Борис Федорович усадил дьяков Посольского приказа составлять обличения. У тех вышло: «Вор-расстрига Юшка-Гришка Отрепьев, яко был в миру, отца свово не слухал, впал в ересь, и воровал, и крал, также бражничал, играл нечестно зернью и, заворовався, постригся невем где в чернецы, шатался по монастырям и меж двор и махнул после в Литву со товарищи, чудовски чернцы». То, что Гришка служил у опальных Романовых, а затем на патриаршем дворе, Годунов приказал опустить: сохрани Бог, поляки вомнят, что вдохновлен этот мытарь влиятельными тайными силами, что за ним средоточится некая знать, посягающая на государя Руси. Брат Семен посоветовал эти недостающие строки записать новыми: год назад будто бы патриарх со Вселенским собором по всем правилам святых отцов и соборного уложения приговорили сослать Гришку на Белоозеро в заточение насмерть. Это упоминание суда давало явное право сразу требовать с Польши преступника.

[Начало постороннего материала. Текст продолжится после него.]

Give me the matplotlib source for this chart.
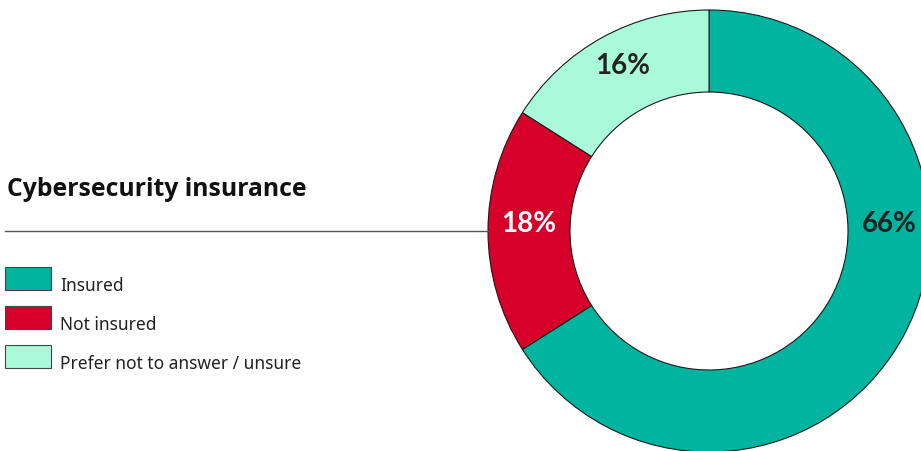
import matplotlib.pyplot as plt
import numpy as np
from matplotlib.patches import Rectangle

# data
categories = ["Insured", "Not insured", "Prefer not to answer / unsure"]
shares = [66, 18, 16]
colors = ["#00B4A0", "#D6002A", "#A8FADA"]
label_colors = ["#222222", "#FFFFFF", "#222222"]
title = "Cybersecurity insurance"

W, H = 921, 452
fig = plt.figure(figsize=(W / 100, H / 100), dpi=100)
ax = fig.add_axes([0, 0, 1, 1])

# donut, laid out in pixel units (y measured up from the bottom)
cx, cy = 709, H - 232
r_out, r_in = 221, 139
ax.pie(shares, colors=colors, startangle=90, counterclock=False,
       radius=r_out, center=(cx, cy),
       wedgeprops=dict(width=r_out - r_in, edgecolor="#1a1a1a", linewidth=0.8))

# percentage labels: segment midpoints, except the big slice sits at 3 o'clock
fracs = np.array(shares) / sum(shares)
mids = 90 - 360 * (np.cumsum(fracs) - fracs / 2)
mids[0] = 0
r_lab = (r_out + r_in) / 2
for v, a, c in zip(shares, mids, label_colors):
    ax.text(cx + r_lab * np.cos(np.radians(a)), cy + r_lab * np.sin(np.radians(a)) + 8,
            f"{v}%", ha="center", va="center", fontsize=20, fontweight="bold",
            family="Lato", color=c)

# title + rule
ax.text(7, H - 196, title, ha="left", va="baseline", fontsize=17.8,
        fontweight="bold", family="Open Sans", color="#111111")
ax.plot([5, cx - r_out], [cy, cy], color="#555555", linewidth=1)

# legend
for i, (name, c) in enumerate(zip(categories, colors)):
    bottom = H - 291 - 39 * i
    ax.add_patch(Rectangle((5, bottom), 46, 23, facecolor=c,
                           edgecolor="#444444", linewidth=0.8))
    ax.text(60, bottom, name, ha="left", va="baseline", fontsize=12.5,
            family="Noto Sans", color="#222222")

ax.set_xlim(0, W)
ax.set_ylim(0, H)
ax.set_aspect("equal")
ax.axis("off")

fig.savefig("out.png", dpi=100, facecolor="white")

С «обличением» к Сигизмунду желательно было (для пущего сраму Короне) послать кого-то из родственников самозванца. Дед Замятня-монах уже дряхл, отец мертв. Мать к такому суровому делу не годна. Но в Москве подвизался как галичский выборный дворянин Отрепьев Смирной, Гришкин дядя. При правлении и царствовании Годунова весьма преуспел — дослужился до чина стрелецкого головы. Голове и выпало путешествие.
— Добивайся, Смирной, очной ставки с племянником. Прямо в очи, пред всеми приспешниками узнавай-обличай! — наставлял Борис. — Но сперва за глаза перечти королю его вины, кои сказаны в грамоте.
Смирной кивал, кланялся, моргал виновато: и он ведь тоже Отрепьев, тоже хочет в цари?